'''

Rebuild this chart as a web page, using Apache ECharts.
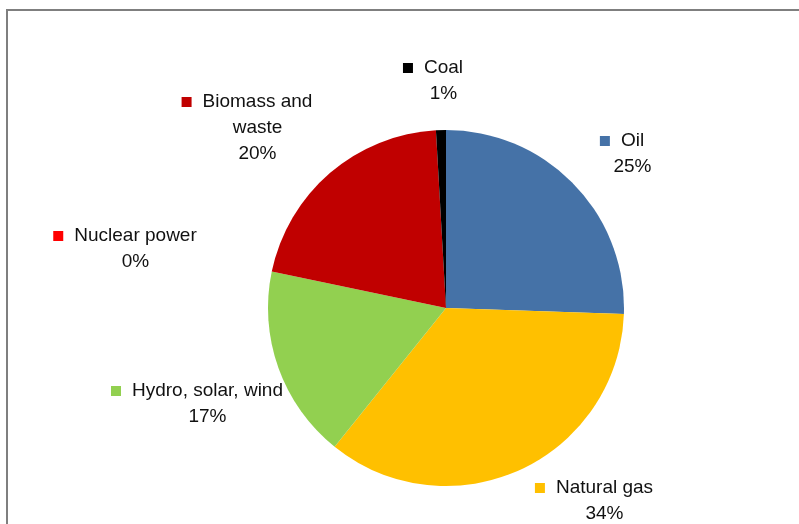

'''
'''

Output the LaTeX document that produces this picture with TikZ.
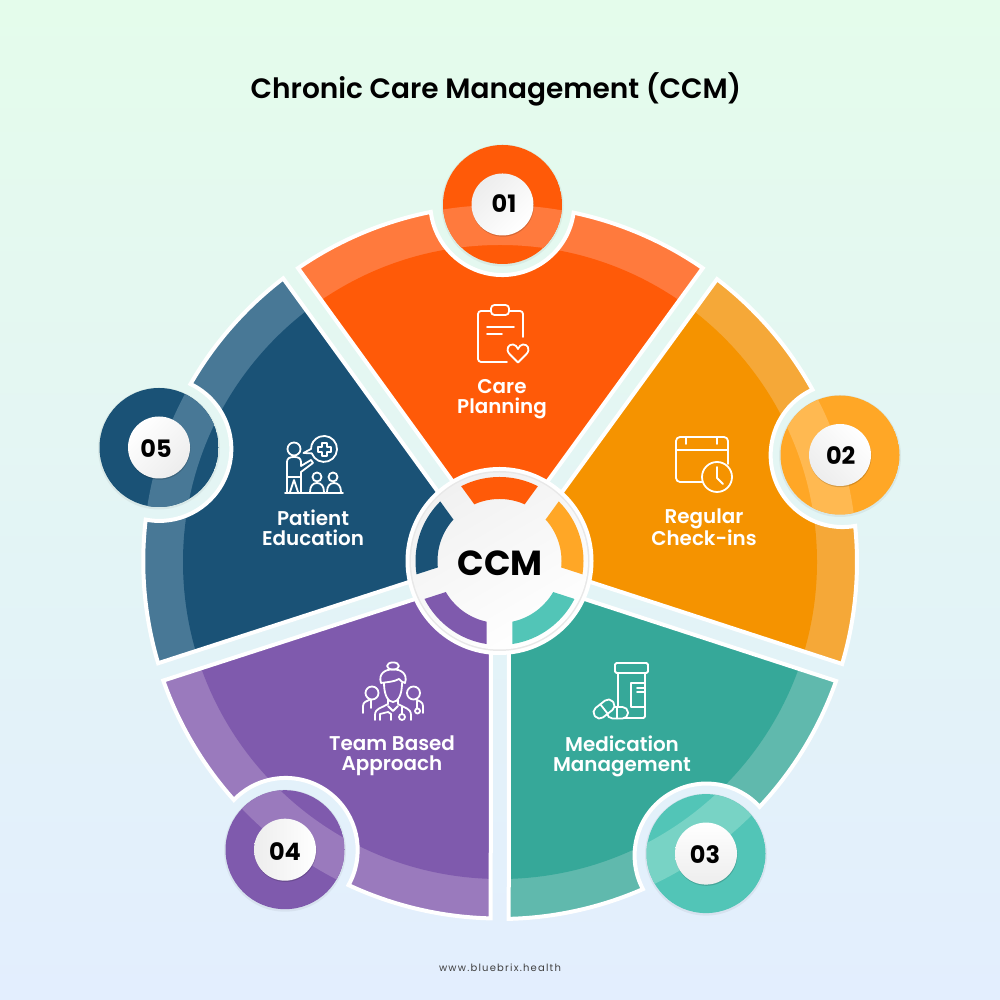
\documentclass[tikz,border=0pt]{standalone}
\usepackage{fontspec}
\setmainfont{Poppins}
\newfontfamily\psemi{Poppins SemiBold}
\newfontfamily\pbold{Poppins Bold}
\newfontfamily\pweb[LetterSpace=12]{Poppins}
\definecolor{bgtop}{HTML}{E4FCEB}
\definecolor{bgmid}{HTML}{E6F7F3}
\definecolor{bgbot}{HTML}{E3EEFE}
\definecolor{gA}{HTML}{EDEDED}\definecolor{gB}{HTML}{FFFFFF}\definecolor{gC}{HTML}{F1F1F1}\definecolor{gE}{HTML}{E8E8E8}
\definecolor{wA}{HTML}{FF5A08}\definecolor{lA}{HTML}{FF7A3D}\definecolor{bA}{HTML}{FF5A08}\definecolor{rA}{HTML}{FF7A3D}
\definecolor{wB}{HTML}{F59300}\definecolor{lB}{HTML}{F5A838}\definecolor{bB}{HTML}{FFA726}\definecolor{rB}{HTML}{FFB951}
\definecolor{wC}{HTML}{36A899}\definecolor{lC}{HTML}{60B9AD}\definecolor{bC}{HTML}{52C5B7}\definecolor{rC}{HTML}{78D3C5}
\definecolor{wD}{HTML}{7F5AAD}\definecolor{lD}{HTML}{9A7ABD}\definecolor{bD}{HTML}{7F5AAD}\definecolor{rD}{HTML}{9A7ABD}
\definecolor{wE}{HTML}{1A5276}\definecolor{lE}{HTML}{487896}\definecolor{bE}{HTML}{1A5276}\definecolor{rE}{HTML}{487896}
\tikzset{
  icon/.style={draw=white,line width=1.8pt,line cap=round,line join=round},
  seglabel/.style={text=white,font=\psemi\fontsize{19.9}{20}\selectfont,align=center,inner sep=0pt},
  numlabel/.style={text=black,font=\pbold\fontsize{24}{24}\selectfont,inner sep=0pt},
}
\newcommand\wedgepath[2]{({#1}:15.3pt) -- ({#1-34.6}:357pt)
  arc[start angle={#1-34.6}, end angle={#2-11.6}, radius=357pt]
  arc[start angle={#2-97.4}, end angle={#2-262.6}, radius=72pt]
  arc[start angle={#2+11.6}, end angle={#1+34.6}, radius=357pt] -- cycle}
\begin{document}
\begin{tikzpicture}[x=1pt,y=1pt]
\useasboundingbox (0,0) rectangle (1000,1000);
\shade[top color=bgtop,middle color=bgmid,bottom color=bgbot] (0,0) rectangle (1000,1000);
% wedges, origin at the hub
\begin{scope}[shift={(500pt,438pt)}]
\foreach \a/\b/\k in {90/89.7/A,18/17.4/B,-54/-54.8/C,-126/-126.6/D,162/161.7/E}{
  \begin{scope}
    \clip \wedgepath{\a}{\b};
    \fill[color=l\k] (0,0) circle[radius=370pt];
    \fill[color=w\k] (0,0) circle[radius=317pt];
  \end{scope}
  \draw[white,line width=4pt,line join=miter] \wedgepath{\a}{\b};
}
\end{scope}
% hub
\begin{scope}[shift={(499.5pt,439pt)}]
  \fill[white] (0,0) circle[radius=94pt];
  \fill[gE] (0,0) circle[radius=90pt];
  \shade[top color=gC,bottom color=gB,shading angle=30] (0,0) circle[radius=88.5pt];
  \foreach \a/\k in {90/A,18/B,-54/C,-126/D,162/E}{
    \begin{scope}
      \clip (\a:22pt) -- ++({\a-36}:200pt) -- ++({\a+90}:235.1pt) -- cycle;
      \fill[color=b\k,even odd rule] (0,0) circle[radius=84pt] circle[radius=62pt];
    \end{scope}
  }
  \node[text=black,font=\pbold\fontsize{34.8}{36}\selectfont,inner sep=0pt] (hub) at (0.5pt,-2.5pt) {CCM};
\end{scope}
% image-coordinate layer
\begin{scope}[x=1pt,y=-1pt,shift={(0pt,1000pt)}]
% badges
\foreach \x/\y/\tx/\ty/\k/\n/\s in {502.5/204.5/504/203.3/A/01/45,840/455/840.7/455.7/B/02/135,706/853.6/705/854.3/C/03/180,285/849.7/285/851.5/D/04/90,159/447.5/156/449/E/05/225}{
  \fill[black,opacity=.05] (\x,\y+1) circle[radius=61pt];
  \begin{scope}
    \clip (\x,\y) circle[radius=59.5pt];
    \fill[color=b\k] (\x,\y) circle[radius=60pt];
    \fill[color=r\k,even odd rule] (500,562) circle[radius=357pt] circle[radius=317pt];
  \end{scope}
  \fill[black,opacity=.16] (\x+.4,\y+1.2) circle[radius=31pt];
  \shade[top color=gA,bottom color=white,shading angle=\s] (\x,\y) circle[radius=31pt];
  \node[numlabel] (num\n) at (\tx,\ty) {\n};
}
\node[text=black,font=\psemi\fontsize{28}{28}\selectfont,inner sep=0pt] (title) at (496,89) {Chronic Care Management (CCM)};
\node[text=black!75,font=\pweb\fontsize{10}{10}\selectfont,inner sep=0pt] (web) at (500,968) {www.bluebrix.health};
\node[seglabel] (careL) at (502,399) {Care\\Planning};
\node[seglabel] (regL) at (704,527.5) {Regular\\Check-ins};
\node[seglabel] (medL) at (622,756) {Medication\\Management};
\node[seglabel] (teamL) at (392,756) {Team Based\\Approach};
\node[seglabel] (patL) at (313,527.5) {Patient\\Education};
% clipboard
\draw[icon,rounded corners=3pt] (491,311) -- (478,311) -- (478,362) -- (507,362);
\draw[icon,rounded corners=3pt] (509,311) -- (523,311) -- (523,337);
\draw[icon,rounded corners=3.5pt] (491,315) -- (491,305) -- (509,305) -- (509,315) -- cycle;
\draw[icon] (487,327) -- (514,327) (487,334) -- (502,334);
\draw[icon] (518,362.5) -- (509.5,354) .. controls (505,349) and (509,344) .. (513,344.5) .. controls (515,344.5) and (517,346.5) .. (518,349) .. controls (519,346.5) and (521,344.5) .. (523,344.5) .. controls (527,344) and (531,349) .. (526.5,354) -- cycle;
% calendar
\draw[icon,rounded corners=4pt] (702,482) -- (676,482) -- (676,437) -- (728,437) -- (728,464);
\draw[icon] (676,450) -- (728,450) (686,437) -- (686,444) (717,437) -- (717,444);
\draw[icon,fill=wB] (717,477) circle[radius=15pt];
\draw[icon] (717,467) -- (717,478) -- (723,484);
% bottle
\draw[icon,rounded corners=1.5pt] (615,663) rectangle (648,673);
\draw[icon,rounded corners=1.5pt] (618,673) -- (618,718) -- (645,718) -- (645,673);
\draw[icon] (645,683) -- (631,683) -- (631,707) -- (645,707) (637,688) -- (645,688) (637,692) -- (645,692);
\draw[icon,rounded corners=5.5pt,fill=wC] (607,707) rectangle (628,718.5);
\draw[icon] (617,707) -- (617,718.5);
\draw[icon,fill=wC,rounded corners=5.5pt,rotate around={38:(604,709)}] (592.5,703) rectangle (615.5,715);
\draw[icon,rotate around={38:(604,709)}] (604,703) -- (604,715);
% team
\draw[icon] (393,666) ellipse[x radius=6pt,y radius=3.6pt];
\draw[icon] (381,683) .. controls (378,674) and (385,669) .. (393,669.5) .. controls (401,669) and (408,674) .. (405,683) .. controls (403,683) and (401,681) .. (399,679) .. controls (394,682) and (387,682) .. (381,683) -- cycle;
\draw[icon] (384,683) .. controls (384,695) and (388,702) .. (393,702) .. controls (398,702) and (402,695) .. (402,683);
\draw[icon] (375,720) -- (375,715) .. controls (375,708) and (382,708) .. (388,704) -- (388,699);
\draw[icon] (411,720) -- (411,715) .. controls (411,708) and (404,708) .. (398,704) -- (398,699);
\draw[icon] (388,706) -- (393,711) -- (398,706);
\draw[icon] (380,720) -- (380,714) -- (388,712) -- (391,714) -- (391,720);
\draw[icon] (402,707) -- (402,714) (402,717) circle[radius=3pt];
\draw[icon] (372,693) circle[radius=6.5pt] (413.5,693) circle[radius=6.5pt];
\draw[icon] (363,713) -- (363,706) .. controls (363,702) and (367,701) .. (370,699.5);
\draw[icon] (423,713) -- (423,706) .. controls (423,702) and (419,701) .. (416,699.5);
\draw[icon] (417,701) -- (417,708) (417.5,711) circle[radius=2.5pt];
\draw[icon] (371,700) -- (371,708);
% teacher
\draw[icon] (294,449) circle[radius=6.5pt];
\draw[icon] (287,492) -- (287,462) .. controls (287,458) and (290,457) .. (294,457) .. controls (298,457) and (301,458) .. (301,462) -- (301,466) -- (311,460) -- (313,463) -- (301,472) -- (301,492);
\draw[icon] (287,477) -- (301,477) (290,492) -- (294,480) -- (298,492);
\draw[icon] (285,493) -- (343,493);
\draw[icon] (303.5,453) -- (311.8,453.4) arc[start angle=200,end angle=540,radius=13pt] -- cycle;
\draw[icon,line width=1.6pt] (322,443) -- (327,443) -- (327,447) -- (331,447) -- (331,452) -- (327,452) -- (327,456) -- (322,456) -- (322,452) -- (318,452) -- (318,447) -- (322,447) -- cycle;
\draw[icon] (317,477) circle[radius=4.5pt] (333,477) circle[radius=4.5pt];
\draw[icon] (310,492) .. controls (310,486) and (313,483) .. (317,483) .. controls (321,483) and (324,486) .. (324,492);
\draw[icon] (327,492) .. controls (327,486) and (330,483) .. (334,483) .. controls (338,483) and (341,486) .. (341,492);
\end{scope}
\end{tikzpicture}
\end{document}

'''

▸ Set exercise: List all lines where "this" occurs.

▸ The answer:
Rebuild this chart as a web page, using Apache ECharts.
Output the LaTeX document that produces this picture with TikZ.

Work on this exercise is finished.